Exactly as written, quote every line that follows, skipping the images.

SUPPLIED INFORMATION:
········
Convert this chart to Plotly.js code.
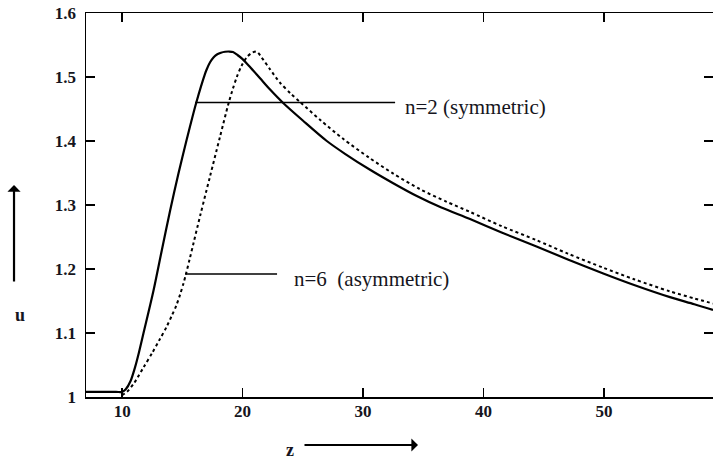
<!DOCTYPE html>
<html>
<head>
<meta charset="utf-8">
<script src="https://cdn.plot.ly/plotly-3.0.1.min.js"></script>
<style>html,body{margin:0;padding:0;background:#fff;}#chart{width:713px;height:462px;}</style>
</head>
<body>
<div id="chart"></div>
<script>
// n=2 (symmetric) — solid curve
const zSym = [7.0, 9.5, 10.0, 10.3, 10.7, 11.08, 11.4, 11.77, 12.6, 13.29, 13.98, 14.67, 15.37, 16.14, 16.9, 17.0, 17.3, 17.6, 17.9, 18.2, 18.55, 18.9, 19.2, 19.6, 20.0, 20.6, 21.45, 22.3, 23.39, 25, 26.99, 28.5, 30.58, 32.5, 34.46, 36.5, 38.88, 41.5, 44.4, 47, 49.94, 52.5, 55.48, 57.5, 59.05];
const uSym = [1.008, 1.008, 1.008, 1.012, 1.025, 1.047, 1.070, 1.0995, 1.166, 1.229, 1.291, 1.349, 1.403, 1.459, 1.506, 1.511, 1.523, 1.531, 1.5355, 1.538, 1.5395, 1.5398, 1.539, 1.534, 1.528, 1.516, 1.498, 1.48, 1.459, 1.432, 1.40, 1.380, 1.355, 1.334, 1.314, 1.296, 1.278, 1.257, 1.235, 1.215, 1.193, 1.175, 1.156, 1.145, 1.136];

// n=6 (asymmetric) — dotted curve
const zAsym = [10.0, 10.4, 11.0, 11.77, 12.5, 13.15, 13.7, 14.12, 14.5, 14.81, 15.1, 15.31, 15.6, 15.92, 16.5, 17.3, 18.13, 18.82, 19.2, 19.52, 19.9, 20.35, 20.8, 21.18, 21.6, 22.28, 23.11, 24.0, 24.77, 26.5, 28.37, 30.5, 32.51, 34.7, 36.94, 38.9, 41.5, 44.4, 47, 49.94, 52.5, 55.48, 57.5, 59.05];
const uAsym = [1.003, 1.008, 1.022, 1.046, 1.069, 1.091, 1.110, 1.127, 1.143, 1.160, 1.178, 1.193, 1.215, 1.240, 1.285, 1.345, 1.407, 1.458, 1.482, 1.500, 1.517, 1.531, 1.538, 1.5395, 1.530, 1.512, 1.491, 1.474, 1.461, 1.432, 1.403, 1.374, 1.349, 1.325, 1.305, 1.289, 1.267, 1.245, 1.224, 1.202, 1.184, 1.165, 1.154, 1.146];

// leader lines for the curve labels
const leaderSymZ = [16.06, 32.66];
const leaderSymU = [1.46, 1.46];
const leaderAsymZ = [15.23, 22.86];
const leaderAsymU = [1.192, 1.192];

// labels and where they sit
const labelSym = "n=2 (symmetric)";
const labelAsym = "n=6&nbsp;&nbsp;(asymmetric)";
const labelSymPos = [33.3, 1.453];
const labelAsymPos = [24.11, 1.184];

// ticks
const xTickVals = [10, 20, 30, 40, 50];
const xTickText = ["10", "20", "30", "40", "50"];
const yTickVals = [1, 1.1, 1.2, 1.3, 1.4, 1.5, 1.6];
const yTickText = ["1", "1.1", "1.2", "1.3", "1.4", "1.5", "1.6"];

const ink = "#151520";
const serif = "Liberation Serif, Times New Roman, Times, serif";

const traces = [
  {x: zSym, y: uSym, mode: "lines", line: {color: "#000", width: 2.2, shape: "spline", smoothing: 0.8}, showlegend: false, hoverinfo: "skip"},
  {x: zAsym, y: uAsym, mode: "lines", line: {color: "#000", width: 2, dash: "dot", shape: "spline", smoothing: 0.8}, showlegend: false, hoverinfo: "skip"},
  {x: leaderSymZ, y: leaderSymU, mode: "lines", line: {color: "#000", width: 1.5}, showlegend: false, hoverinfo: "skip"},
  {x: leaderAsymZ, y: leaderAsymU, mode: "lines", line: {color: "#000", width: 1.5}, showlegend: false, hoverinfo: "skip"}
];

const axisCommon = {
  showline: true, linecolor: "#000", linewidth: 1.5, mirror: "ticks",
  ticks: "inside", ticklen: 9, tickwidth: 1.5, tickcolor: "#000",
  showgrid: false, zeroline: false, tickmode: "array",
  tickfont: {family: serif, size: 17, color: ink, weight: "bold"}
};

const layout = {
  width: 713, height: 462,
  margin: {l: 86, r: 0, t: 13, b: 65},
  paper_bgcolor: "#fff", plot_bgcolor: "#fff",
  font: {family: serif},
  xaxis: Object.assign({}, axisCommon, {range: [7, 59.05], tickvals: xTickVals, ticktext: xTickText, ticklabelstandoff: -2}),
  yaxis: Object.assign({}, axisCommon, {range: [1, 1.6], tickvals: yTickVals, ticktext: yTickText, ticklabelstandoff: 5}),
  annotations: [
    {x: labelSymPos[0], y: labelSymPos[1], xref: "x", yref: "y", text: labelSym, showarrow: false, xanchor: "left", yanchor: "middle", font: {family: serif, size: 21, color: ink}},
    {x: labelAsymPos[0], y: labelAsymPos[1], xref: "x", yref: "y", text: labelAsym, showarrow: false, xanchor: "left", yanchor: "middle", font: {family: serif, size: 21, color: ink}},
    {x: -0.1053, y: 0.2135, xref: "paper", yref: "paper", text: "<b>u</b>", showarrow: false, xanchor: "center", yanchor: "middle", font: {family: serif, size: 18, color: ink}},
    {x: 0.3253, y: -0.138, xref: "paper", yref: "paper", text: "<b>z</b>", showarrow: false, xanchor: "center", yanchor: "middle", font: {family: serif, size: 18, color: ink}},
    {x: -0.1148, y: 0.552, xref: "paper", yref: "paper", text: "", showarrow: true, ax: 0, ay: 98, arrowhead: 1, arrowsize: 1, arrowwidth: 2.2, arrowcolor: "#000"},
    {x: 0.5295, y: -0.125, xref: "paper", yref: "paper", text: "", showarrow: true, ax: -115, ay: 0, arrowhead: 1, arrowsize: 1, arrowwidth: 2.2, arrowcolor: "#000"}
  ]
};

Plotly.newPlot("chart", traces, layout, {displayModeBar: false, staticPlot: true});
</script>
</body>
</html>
········
SOLUTION FOR THIS PROBLEM:
Convert this chart to Plotly.js code.
<!DOCTYPE html>
<html>
<head>
<meta charset="utf-8">
<script src="https://cdn.plot.ly/plotly-3.0.1.min.js"></script>
<style>html,body{margin:0;padding:0;background:#fff;}#chart{width:713px;height:462px;}</style>
</head>
<body>
<div id="chart"></div>
<script>
// n=2 (symmetric) — solid curve
const zSym = [7.0, 9.5, 10.0, 10.3, 10.7, 11.08, 11.4, 11.77, 12.6, 13.29, 13.98, 14.67, 15.37, 16.14, 16.9, 17.0, 17.3, 17.6, 17.9, 18.2, 18.55, 18.9, 19.2, 19.6, 20.0, 20.6, 21.45, 22.3, 23.39, 25, 26.99, 28.5, 30.58, 32.5, 34.46, 36.5, 38.88, 41.5, 44.4, 47, 49.94, 52.5, 55.48, 57.5, 59.05];
const uSym = [1.008, 1.008, 1.008, 1.012, 1.025, 1.047, 1.070, 1.0995, 1.166, 1.229, 1.291, 1.349, 1.403, 1.459, 1.506, 1.511, 1.523, 1.531, 1.5355, 1.538, 1.5395, 1.5398, 1.539, 1.534, 1.528, 1.516, 1.498, 1.48, 1.459, 1.432, 1.40, 1.380, 1.355, 1.334, 1.314, 1.296, 1.278, 1.257, 1.235, 1.215, 1.193, 1.175, 1.156, 1.145, 1.136];

// n=6 (asymmetric) — dotted curve
const zAsym = [10.0, 10.4, 11.0, 11.77, 12.5, 13.15, 13.7, 14.12, 14.5, 14.81, 15.1, 15.31, 15.6, 15.92, 16.5, 17.3, 18.13, 18.82, 19.2, 19.52, 19.9, 20.35, 20.8, 21.18, 21.6, 22.28, 23.11, 24.0, 24.77, 26.5, 28.37, 30.5, 32.51, 34.7, 36.94, 38.9, 41.5, 44.4, 47, 49.94, 52.5, 55.48, 57.5, 59.05];
const uAsym = [1.003, 1.008, 1.022, 1.046, 1.069, 1.091, 1.110, 1.127, 1.143, 1.160, 1.178, 1.193, 1.215, 1.240, 1.285, 1.345, 1.407, 1.458, 1.482, 1.500, 1.517, 1.531, 1.538, 1.5395, 1.530, 1.512, 1.491, 1.474, 1.461, 1.432, 1.403, 1.374, 1.349, 1.325, 1.305, 1.289, 1.267, 1.245, 1.224, 1.202, 1.184, 1.165, 1.154, 1.146];

// leader lines for the curve labels
const leaderSymZ = [16.06, 32.66];
const leaderSymU = [1.46, 1.46];
const leaderAsymZ = [15.23, 22.86];
const leaderAsymU = [1.192, 1.192];

// labels and where they sit
const labelSym = "n=2 (symmetric)";
const labelAsym = "n=6&nbsp;&nbsp;(asymmetric)";
const labelSymPos = [33.3, 1.453];
const labelAsymPos = [24.11, 1.184];

// ticks
const xTickVals = [10, 20, 30, 40, 50];
const xTickText = ["10", "20", "30", "40", "50"];
const yTickVals = [1, 1.1, 1.2, 1.3, 1.4, 1.5, 1.6];
const yTickText = ["1", "1.1", "1.2", "1.3", "1.4", "1.5", "1.6"];

const ink = "#151520";
const serif = "Liberation Serif, Times New Roman, Times, serif";

const traces = [
  {x: zSym, y: uSym, mode: "lines", line: {color: "#000", width: 2.2, shape: "spline", smoothing: 0.8}, showlegend: false, hoverinfo: "skip"},
  {x: zAsym, y: uAsym, mode: "lines", line: {color: "#000", width: 2, dash: "dot", shape: "spline", smoothing: 0.8}, showlegend: false, hoverinfo: "skip"},
  {x: leaderSymZ, y: leaderSymU, mode: "lines", line: {color: "#000", width: 1.5}, showlegend: false, hoverinfo: "skip"},
  {x: leaderAsymZ, y: leaderAsymU, mode: "lines", line: {color: "#000", width: 1.5}, showlegend: false, hoverinfo: "skip"}
];

const axisCommon = {
  showline: true, linecolor: "#000", linewidth: 1.5, mirror: "ticks",
  ticks: "inside", ticklen: 9, tickwidth: 1.5, tickcolor: "#000",
  showgrid: false, zeroline: false, tickmode: "array",
  tickfont: {family: serif, size: 17, color: ink, weight: "bold"}
};

const layout = {
  width: 713, height: 462,
  margin: {l: 86, r: 0, t: 13, b: 65},
  paper_bgcolor: "#fff", plot_bgcolor: "#fff",
  font: {family: serif},
  xaxis: Object.assign({}, axisCommon, {range: [7, 59.05], tickvals: xTickVals, ticktext: xTickText, ticklabelstandoff: -2}),
  yaxis: Object.assign({}, axisCommon, {range: [1, 1.6], tickvals: yTickVals, ticktext: yTickText, ticklabelstandoff: 5}),
  annotations: [
    {x: labelSymPos[0], y: labelSymPos[1], xref: "x", yref: "y", text: labelSym, showarrow: false, xanchor: "left", yanchor: "middle", font: {family: serif, size: 21, color: ink}},
    {x: labelAsymPos[0], y: labelAsymPos[1], xref: "x", yref: "y", text: labelAsym, showarrow: false, xanchor: "left", yanchor: "middle", font: {family: serif, size: 21, color: ink}},
    {x: -0.1053, y: 0.2135, xref: "paper", yref: "paper", text: "<b>u</b>", showarrow: false, xanchor: "center", yanchor: "middle", font: {family: serif, size: 18, color: ink}},
    {x: 0.3253, y: -0.138, xref: "paper", yref: "paper", text: "<b>z</b>", showarrow: false, xanchor: "center", yanchor: "middle", font: {family: serif, size: 18, color: ink}},
    {x: -0.1148, y: 0.552, xref: "paper", yref: "paper", text: "", showarrow: true, ax: 0, ay: 98, arrowhead: 1, arrowsize: 1, arrowwidth: 2.2, arrowcolor: "#000"},
    {x: 0.5295, y: -0.125, xref: "paper", yref: "paper", text: "", showarrow: true, ax: -115, ay: 0, arrowhead: 1, arrowsize: 1, arrowwidth: 2.2, arrowcolor: "#000"}
  ]
};

Plotly.newPlot("chart", traces, layout, {displayModeBar: false, staticPlot: true});
</script>
</body>
</html>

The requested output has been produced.